Hi, my name is Peter Harpending. I have some background in mathematics and in
functional programming. I work closely with Craig
Everett. In particular we are
working on an e-commerce store with Aeternity as the payment backend.
We are generally interested in using Aeternity in vanilla business applications,
and building tooling to enable others to do so.
We believe very strongly in the Tokyo effect: it’s better to be a millionaire
in Tokyo than a billionaire in Beijing.
The idea is that a Beijing Billionaire has more status relative to his
neighbors, but he breathes the smoggy Beijing air, drinks the polluted Beijing
water, eats the poisoned Beijing produce, and his only child must be
indoctrinated in a CCP programming center disguised as a school. Whereas the
Tokyo Millionaire has less status relative to his neighbors, but has a much
higher quality of life. He breathes clean air, drinks safe water, eats safe
food, has as many kids as he wants, has property rights, etc.

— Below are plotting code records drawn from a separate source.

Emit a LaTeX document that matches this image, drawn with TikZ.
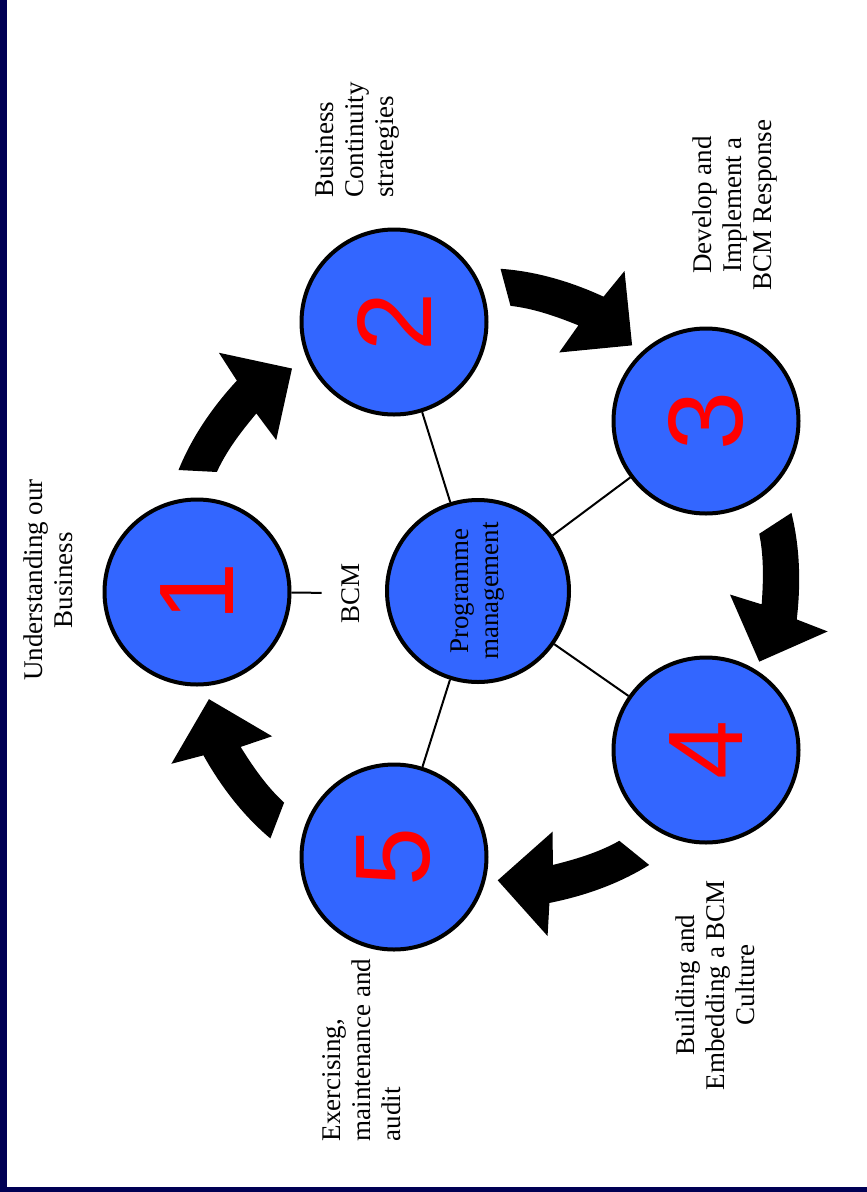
\documentclass[tikz,border=0pt]{standalone}
\usepackage{fontspec}
\setmainfont{Liberation Serif}
\newfontfamily\digitfont{Liberation Sans}
\usepackage{xcolor}
\usepackage{tikz}
\usetikzlibrary{calc}
\usetikzlibrary{positioning}
\definecolor{stageblue}{RGB}{51,102,255}
\definecolor{frameblue}{RGB}{0,0,84}
\tikzset{>=latex}
\tikzstyle{stage} = [circle, draw = black, line width = 4pt, fill = stageblue, minimum size = 185pt, inner sep = 0, text = red, font = \digitfont\fontsize{106}{106}\selectfont, rotate = 90]
\tikzstyle{link} = [-, line width = 2pt]
\tikzstyle{caption} = [draw=none, inner sep = 0, rotate = 90, font = \fontsize{27}{30}\selectfont]
\tikzstyle{bigarrow} = [fill = black, draw = none]

\begin{document}
\begin{tikzpicture}[x=1pt, y=-1pt]
\useasboundingbox (0,0) rectangle (867,1192);
\fill [white] (0,0) rectangle (867,1192);
\fill [frameblue] (0,0) rectangle (7,1192);
\fill [frameblue] (0,1187) rectangle (867,1192);

\foreach \o in {0,72,...,288}
  \fill [bigarrow, shift={(478,591)}] (\o+202:323) .. controls (\o+208.3:325) and (\o+214.8:323) .. (\o+221.1:320) -- (\o+222.6:352) -- (\o+230.1:290) -- (\o+216.8:252) -- (\o+218.7:284) .. controls (\o+214:285.5) and (\o+209.2:288) .. (\o+204.5:287) -- cycle;

\node [stage, font = \fontsize{27}{30}\selectfont, text = black, align = center, minimum size = 182pt] (pm) at (478,591) {Programme\\management};
\node [stage] (c1) at (197,592) {1};
\node [stage] (c2) at (394,322) {2};
\node [stage] (c3) at (706,421) {3};
\node [stage] (c4) at (706,750) {4};
\node [stage] (c5) at (394,857) {5};

\node [caption] (bcm) at (351,593) {BCM};
\draw [link, shorten > = 20pt] (c1) -- (bcm);
\draw [link] (pm) -- (c2);
\draw [link] (pm) -- (c3);
\draw [link] (pm) -- (c4);
\draw [link] (pm) -- (c5);

\node [caption, align=center] (understanding) at (48,580) {Understanding our\\Business};
\node [caption, align=left] (strategies) at (357,140) {Business\\Continuity\\strategies};
\node [caption, align=center] (response) at (735,205) {Develop and\\Implement a\\BCM Response};
\node [caption, align=center] (culture) at (715,985) {Building and\\Embedding a BCM\\Culture};
\node [caption, align=left] (audit) at (362,1050) {Exercising,\\maintenance and\\audit};
\end{tikzpicture}
\end{document}
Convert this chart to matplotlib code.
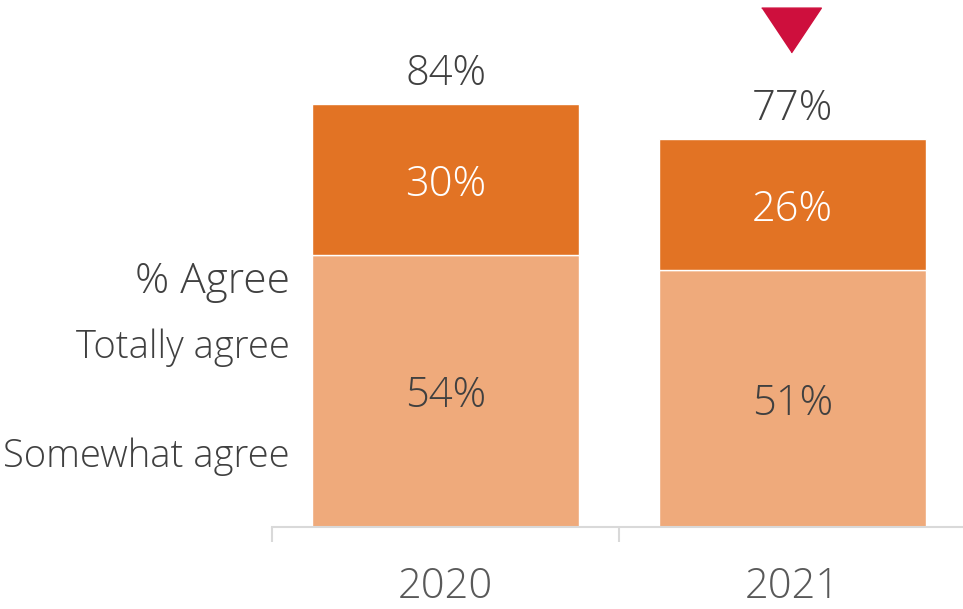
import matplotlib.pyplot as plt

years = ['2020', '2021']
somewhat = [54, 51]
totally = [30, 26]
totals = [84, 77]
row_labels = ['% Agree', 'Totally agree', 'Somewhat agree']

dark = '#E27324'
light = '#EFAA7B'
txt = '#404040'

plt.rcParams['font.family'] = ['Open Sans', 'DejaVu Sans']

fig = plt.figure(figsize=(9.63, 6.09), dpi=100)
ax = fig.add_axes([272 / 963, 82 / 609, 694 / 963, 527 / 609])

x = range(len(years))
ax.bar(x, somewhat, width=0.767, color=light, edgecolor='white', linewidth=1)
ax.bar(x, totally, bottom=somewhat, width=0.767, color=dark, edgecolor='white', linewidth=1)

ax.set_xlim(-0.5, 1.5)
ax.set_ylim(0, 104.6)

for i in x:
    ax.text(i, somewhat[i] / 2, f'{somewhat[i]}%', ha='center', va='center_baseline',
            fontsize=30, color=txt, fontweight='light')
    ax.text(i, somewhat[i] + totally[i] / 2, f'{totally[i]}%', ha='center',
            va='center_baseline', fontsize=30, color='white', fontweight='light')
    ax.text(i, totals[i] + 7, f'{totals[i]}%', ha='center', va='center_baseline',
            fontsize=30, color=txt, fontweight='light')

# down arrow over 2021
ax.plot([0.995], [98.6], marker=[(-1, 0.75), (1, 0.75), (0, -0.75)], markersize=43,
        color='#CE0F3D', linestyle='none', clip_on=False)

ax.set_xticks([-0.5, 0.5, 1.5], minor=False)
ax.set_xticklabels([])
ax.set_xticks(list(x), minor=True)
ax.set_xticklabels(years, minor=True, fontsize=30, color='#595959', fontweight='light')
ax.tick_params(axis='x', which='major', length=11, color='#D9D9D9', width=1.5)
ax.tick_params(axis='x', which='minor', length=0, pad=28)
ax.set_yticks([])
for s in ['top', 'right', 'left']:
    ax.spines[s].set_visible(False)
ax.spines['bottom'].set_color('#D9D9D9')
ax.spines['bottom'].set_linewidth(1.5)

# row labels on the left
fig.text(290 / 963, 1 - 277 / 609, row_labels[0], ha='right', va='center_baseline',
         fontsize=30.5, color=txt, fontweight='light')
fig.text(290 / 963, 1 - 343 / 609, row_labels[1], ha='right', va='center_baseline',
         fontsize=27.5, color=txt, fontweight='light')
fig.text(290 / 963, 1 - 452 / 609, row_labels[2], ha='right', va='center_baseline',
         fontsize=27.5, color=txt, fontweight='light')

fig.savefig('out.png', dpi=100)
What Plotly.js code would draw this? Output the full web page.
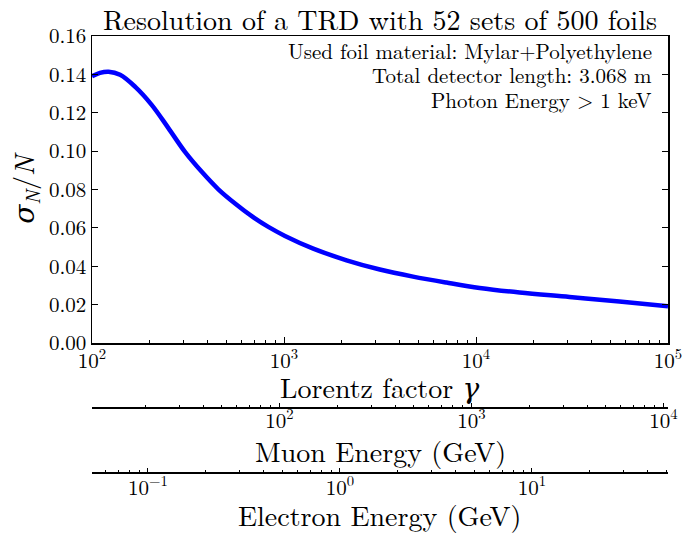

The moral of the story is it’s more important to create wealth than to capture
wealth. My basic thesis is that crypto sucks, and the reason it sucks is that
everyone is trying to be a Beijing Billionaire, when we should be trying to be
Tokyo Millionaires.
Anyone paying attention can see that the fiat currency regime is not long for
this world. Yet crypto has not emerged as a serious competitor to fiat in
everyday commerce. We believe this is due to technical limitations of
mainstream cryptocurrencies.
I did not pay much attention to crypto until 2020, when Bitcoin boomed and it
was impossible to ignore. I looked into Bitcoin at that time, concluded it was
not worth my time, and moved on. It is trying to solve a real problem but the
social/economic dynamic that has evolved in that community makes it impossible
for that to ever occur.
About 12 months ago, before learning of Aeternity, we tried to start a
business. Accepting US currency was a non-starter, more due to the potential
for Operation Chokepoint type issues rather than inflationary issues. We
quickly realized that no mainstream crypto was good enough on a technical basis
to use as the basis for an actual business. So we gave up. The transaction
delay was simply too severe. Nobody wants to wait 45 minutes (or 28 hours) for
a cup of coffee.
As a result of these technical issues, crypto’s only commerical usage cases are
for nonsense like NFTs, or for speculating on its price relative to the US
dollar. Ironically, as a result of technical limitations in crypto, people now
mostly trade crypto using exchanges that engage in fractional reserve banking.
So we invented crypto to solve the problems of corrupt banking, and then
invented corrupt banking to solve the problems of crypto. This does not seem
like the future we had in mind.
The backbone of the economy is everyday small business transactions. Things
like buying groceries, gas, and coffee. Look at your last bank statement. What
percentage of your transaction volume is on transactions over $1000? Crypto is
mostly useless in the space of transactions less than $1000 due to said
technical limitations.
Aeternity is in the unique position of being good enough on a technical level
to handle “grocery store” transactions. The barrier is poor tooling.
Craig and I would like to improve this tooling in order to make Aeternity
useful for ordinary commercial usage cases.